Geradezu erschreckend ist es, wie das Gespinst vom Millionärs-Behinderten, die auf Kosten des Staats lebten, als Argument gegenüber Nichtbetroffenen aufgeführt wird. Sie sagen, es sei dem Steuerzahler nicht zu vermitteln, dass einkommensstarke und vermögende Menschen mit Behinderungen nicht in gewissen Maße zur Finanzierung der öffentlichen Leistungen beitragen sollen. Nach heutiger Gesetzeslage ist ein behinderter Mensch wohlhabend, wenn er den doppelten Hartz-4-Satz i.H.v. 2.600 Euro besitzt. Mehr wird ihnen gesetzlich ein lebenlang nicht zugestanden. Sie vergessen, dass auch Menschen mit Behinderungen selbstverständlich Steuern wie jeder andere Bundesbürger zahlen! Es ist bezeichnend, wie Sie damit automatisch Menschen mit Behinderungen als Nicht-Steuerzahler klassifizieren und gar nicht auf die Idee kommen, dass behinderte Menschen für ihren Unterhalt und die Finanzierung ihres Lebensstandards selbst aufkommen.

Wie die Forderung, nach einer Abschaffung dieser generalisierenden Diskriminierung eine unrealistische Erwartungshaltung sein könnte, ist daher unbegreiflich.

Die Anrechnung von Einkommen und Vermögen stellt eine zusätzliche, nur aufgrund der Behinderung erfolgende, Mehrbelastung für die Betroffenen dar. Auch im Jahr sieben nach der UN-Behindertenrechtskonvention bleibt dies ein wesentlicher Verstoß gegen Artikel 28 dieser Menschenrechte.

Wir bitten den DLT und Sie persönlich, sich solidarisch an unsere Seite zu stellen und gegenüber dem Bund wirkliche Verbesserungen für Menschen mit Behinderungen und eine sachgerechte Zuständigkeit der Leistungsträger durchzusetzen. Auch wir sind bereit, uns dem Kampf um eine stärkere Entlastung der Kommunen anzuschließen.

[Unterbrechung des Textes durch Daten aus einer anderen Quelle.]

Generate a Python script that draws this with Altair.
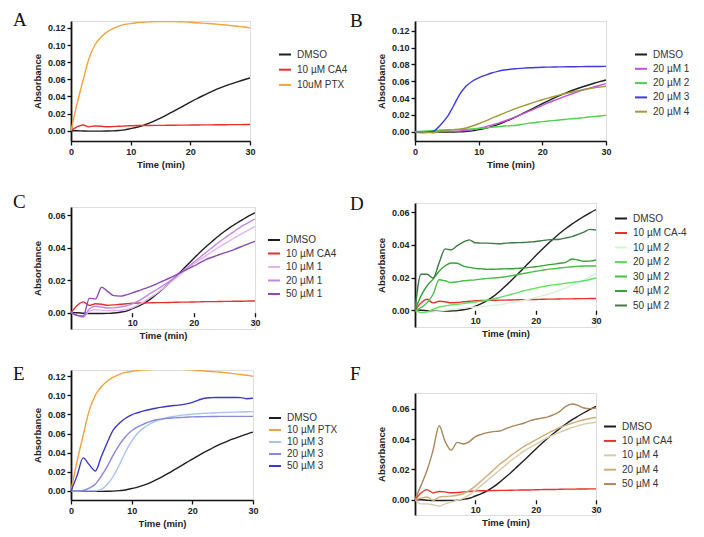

Lassen Sie uns dabei aber nicht gegeneinander kämpfen, sondern Menschen mit Behinderungen zu den gleichen Rechten und Möglichkeiten verhelfen, wie allen anderen Bürgern dieses Staates auch.
Wir fordern aber vom DLT und Ihnen persönlich auch, sich mit der Lebensrealität von Menschen mit Behinderungen auseinanderzusetzen und das Zeichnen vom Bild eines angeblichen Luxusbehinderten zu unterlassen. Persönliche Assistenz und ähnliche Hilfen sind lebensnotwendig und ein Übel, welches wir gerne in Kauf nehmen, um möglichst selbstständig leben zu können. Es ist aber herabwürdigend, nur aufgrund seiner Behinderung zu wissen, dass man nie in seinem Leben eine selbstfinanzierte Existenz aufbauen darf, obwohl man alles nötigte dafür tut!

Lassen Sie uns das ändern. Helfen Sie mit!